Conflict is a normal part of intimate relationships. Disagreements and arguments that are handled constructively pose few risks for children. When conflict is frequent, intense, or hostile, however, children can be negatively affected. Repeated exposure to such conflicts can be a source of chronic stress. Infants may begin to see their parents as frightening, and older children are likely to learn poor behavioral and social skills.3

Conflict can also affect children indirectly. Persistent strife between a mother and father drains both parents’ emotional resources and diverts their attention from their child’s needs. In time, it can reduce both the quantity and the quality of parent-child interactions.3,5

References: 
  1. Barnett MA, et al. Interdependence of parenting of mothers and fathers of infants. Journal of Family Psychology. 2008; 22(3): 561–573.
  2. Bonds DED, Gondoli DM. Examining the process by which marital adjustment affects maternal warmth: the role of coparenting support as a mediator. Journal of Family Psychology. 2007; 21(2): 288–296.
  3. Fincham FD, Hall JH. Parenting and the marital relationship. In T. Luster & L. Okagaki (Eds.), Parenting: An ecological perspective. Hillsdale, NJ: Erlbaum. 2005; 205-234.
  4. Jenkins JM. Marital conflict and children's emotions: the development of an anger organization. Journal of Marriage and Family. 2000; 62(3): 723-736.

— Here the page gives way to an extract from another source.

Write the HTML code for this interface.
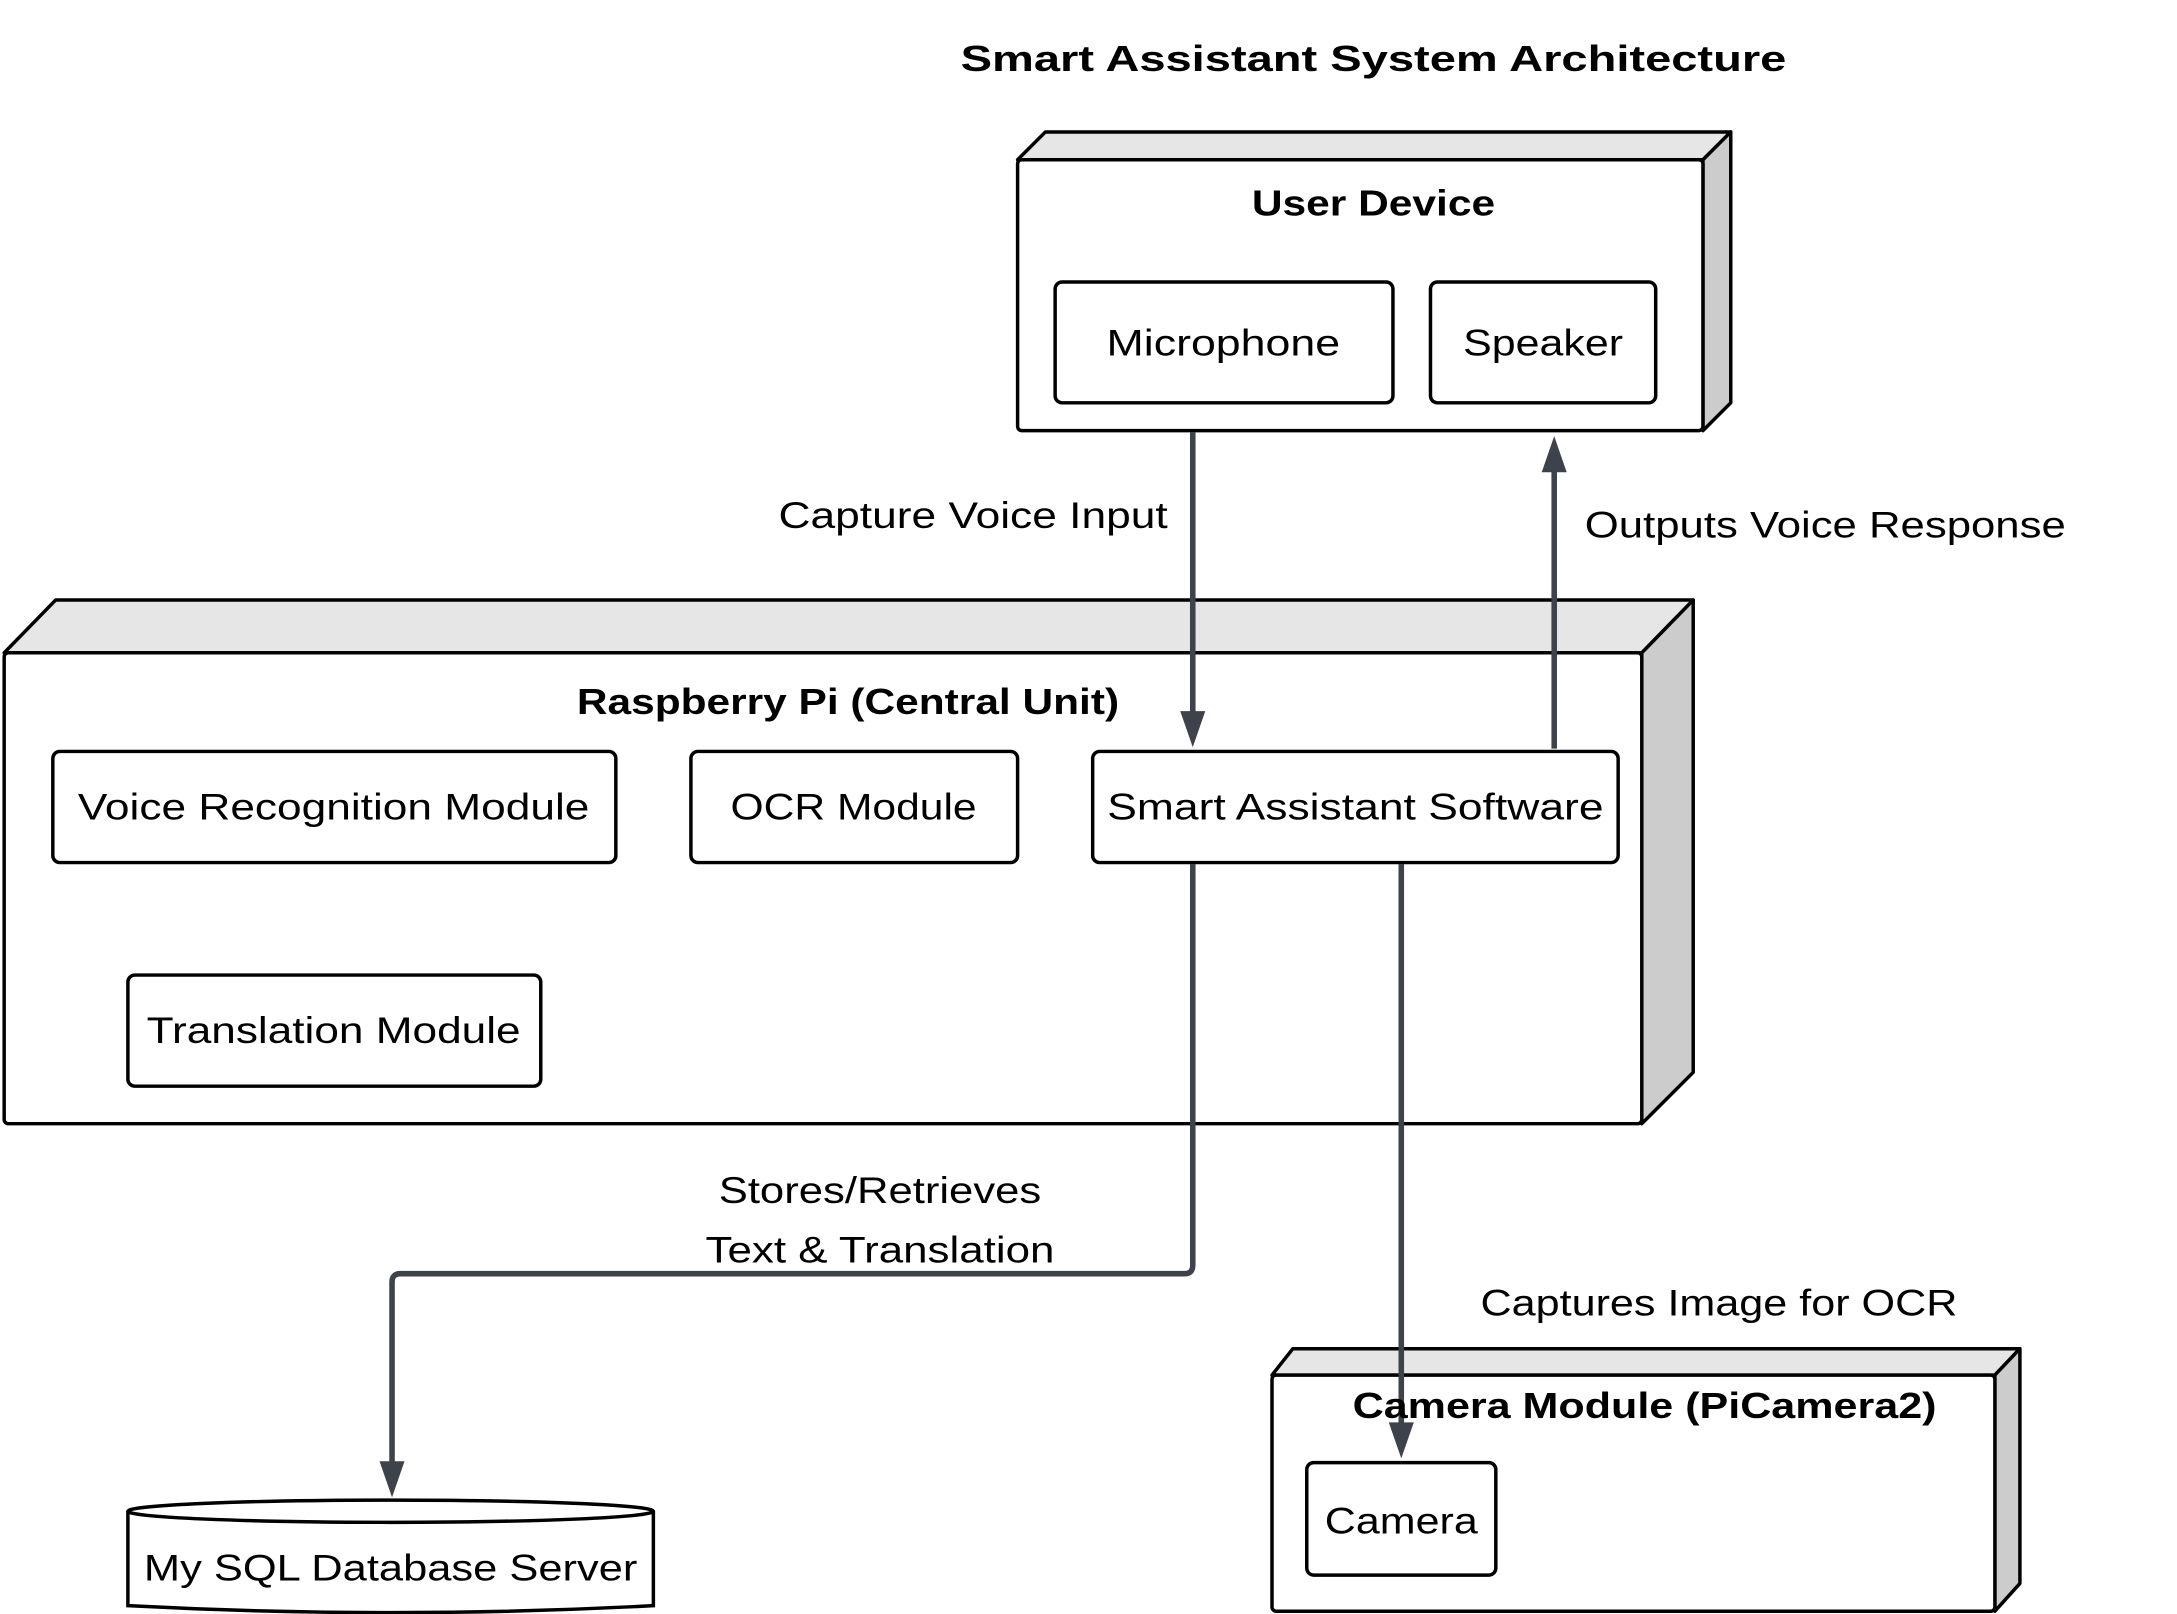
<!DOCTYPE html>
<html><head><meta charset="utf-8"><style>
html,body{margin:0;padding:0;background:#fff;}
svg{display:block;}
text{font-family:"Liberation Sans",sans-serif;fill:#000;}
.t{font-size:27px;}
.b{font-size:26px;font-weight:bold;}
.box{fill:#fff;stroke:#000;stroke-width:2.5;}
.top{fill:#e6e6e6;stroke:#000;stroke-width:2.5;stroke-linejoin:round;}
.side{fill:#cccccc;stroke:#000;stroke-width:2.5;stroke-linejoin:round;}
.ln{fill:none;stroke:#3d424b;stroke-width:4;}
.ah{fill:#3d424b;}
</style></head><body>
<svg width="2177" height="1614" viewBox="0 0 1566 1162" preserveAspectRatio="none" xmlns="http://www.w3.org/2000/svg">
<text class="b" x="988" y="51" text-anchor="middle" font-size="27" textLength="594" lengthAdjust="spacingAndGlyphs">Smart Assistant System Architecture</text>

<path class="top" d="M732,115 L752,95 L1245,95 L1225,115 Z"/>
<path class="side" d="M1225,115 L1245,95 L1245,290 L1225,310 Z"/>
<rect class="box" x="732" y="115" width="493" height="195" rx="3"/>
<text class="b" x="988" y="155" text-anchor="middle" textLength="175" lengthAdjust="spacingAndGlyphs">User Device</text>
<rect class="box" x="759" y="203" width="243" height="87" rx="5"/>
<text class="t" x="880" y="256" text-anchor="middle" textLength="168" lengthAdjust="spacingAndGlyphs">Microphone</text>
<rect class="box" x="1029" y="203" width="162" height="87" rx="5"/>
<text class="t" x="1110" y="256" text-anchor="middle" textLength="115" lengthAdjust="spacingAndGlyphs">Speaker</text>

<path class="top" d="M3,470 L40,432 L1218,432 L1181,470 Z"/>
<path class="side" d="M1181,470 L1218,432 L1218,772 L1181,809 Z"/>
<rect class="box" x="3" y="470" width="1178" height="339" rx="3"/>
<text class="b" x="610" y="514" text-anchor="middle" textLength="390" lengthAdjust="spacingAndGlyphs">Raspberry Pi (Central Unit)</text>
<rect class="box" x="38" y="541" width="405" height="80" rx="5"/>
<text class="t" x="240" y="590" text-anchor="middle" textLength="368" lengthAdjust="spacingAndGlyphs">Voice Recognition Module</text>
<rect class="box" x="497" y="541" width="235" height="80" rx="5"/>
<text class="t" x="614" y="590" text-anchor="middle" textLength="177" lengthAdjust="spacingAndGlyphs">OCR Module</text>
<rect class="box" x="786" y="541" width="378" height="80" rx="5"/>
<text class="t" x="975" y="590" text-anchor="middle" textLength="357" lengthAdjust="spacingAndGlyphs">Smart Assistant Software</text>
<rect class="box" x="92" y="702" width="297" height="80" rx="5"/>
<text class="t" x="240" y="751" text-anchor="middle" textLength="269" lengthAdjust="spacingAndGlyphs">Translation Module</text>

<path class="top" d="M915,990 L930,971 L1453,971 L1435,990 Z"/>
<path class="side" d="M1435,990 L1453,971 L1453,1140 L1435,1160 Z"/>
<rect class="box" x="915" y="990" width="520" height="170" rx="3"/>
<rect class="box" x="940" y="1053" width="136" height="81" rx="5"/>
<text class="t" x="1008" y="1104" text-anchor="middle" textLength="110" lengthAdjust="spacingAndGlyphs">Camera</text>

<path class="box" d="M92,1088 L92,1156 Q281,1166 470,1156 L470,1088"/>
<ellipse class="box" cx="281" cy="1088" rx="189" ry="8"/>
<text class="t" x="281" y="1138" text-anchor="middle" textLength="355" lengthAdjust="spacingAndGlyphs">My SQL Database Server</text>

<path class="ln" d="M858,311 L858,518"/>
<polygon class="ah" points="849,512 867,512 858,538"/>
<path class="ln" d="M1118,539 L1118,334"/>
<polygon class="ah" points="1109,340 1127,340 1118,314"/>
<path class="ln" d="M858,622 L858,911 Q858,917 852,917 L288,917 Q282,917 282,923 L282,1058"/>
<polygon class="ah" points="273,1052 291,1052 282,1078"/>
<path class="ln" d="M1008,622 L1008,1030"/>
<polygon class="ah" points="999,1024 1017,1024 1008,1050"/>

<text class="b" x="1183" y="1021" text-anchor="middle" textLength="420" lengthAdjust="spacingAndGlyphs">Camera Module (PiCamera2)</text>

<text class="t" x="840" y="380" text-anchor="end" textLength="280" lengthAdjust="spacingAndGlyphs">Capture Voice Input</text>
<text class="t" x="1140" y="387" textLength="346" lengthAdjust="spacingAndGlyphs">Outputs Voice Response</text>
<text class="t" x="633" y="866" text-anchor="middle" textLength="232" lengthAdjust="spacingAndGlyphs">Stores/Retrieves</text>
<text class="t" x="633" y="909" text-anchor="middle" textLength="251" lengthAdjust="spacingAndGlyphs">Text &amp; Translation</text>
<text class="t" x="1065" y="947" textLength="343" lengthAdjust="spacingAndGlyphs">Captures Image for OCR</text>
</svg>
</body></html>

  5. Buehler C, Gerard JM. Marital conflict, ineffective parenting, and children's and adolescents' maladjustment. Journal of Marriage and Family. 2002; 64(1): 78-92.
  6. Pancsofar N, Vernon-Feagans L, Odom E, et al. Family relationships during infancy and later mother and father vocabulary use with young children. Early Childhood Research Quarterly. 2008; 23: 493–503.
  7. Almeida DM, Wethington E, Chandler AL. Daily transmission of tensions between marital dyads and parent-child dyads. Journal of Marriage and Family. 1999; 61(1): 49-61.
  8. Cabrera NJ, Shannon JD, Tamis-LeMonda C. Fathers' influence on their children's cognitive and emotional development: from toddlers to pre-K. Applied Developmental Science. 2007; 11(4): 208-213.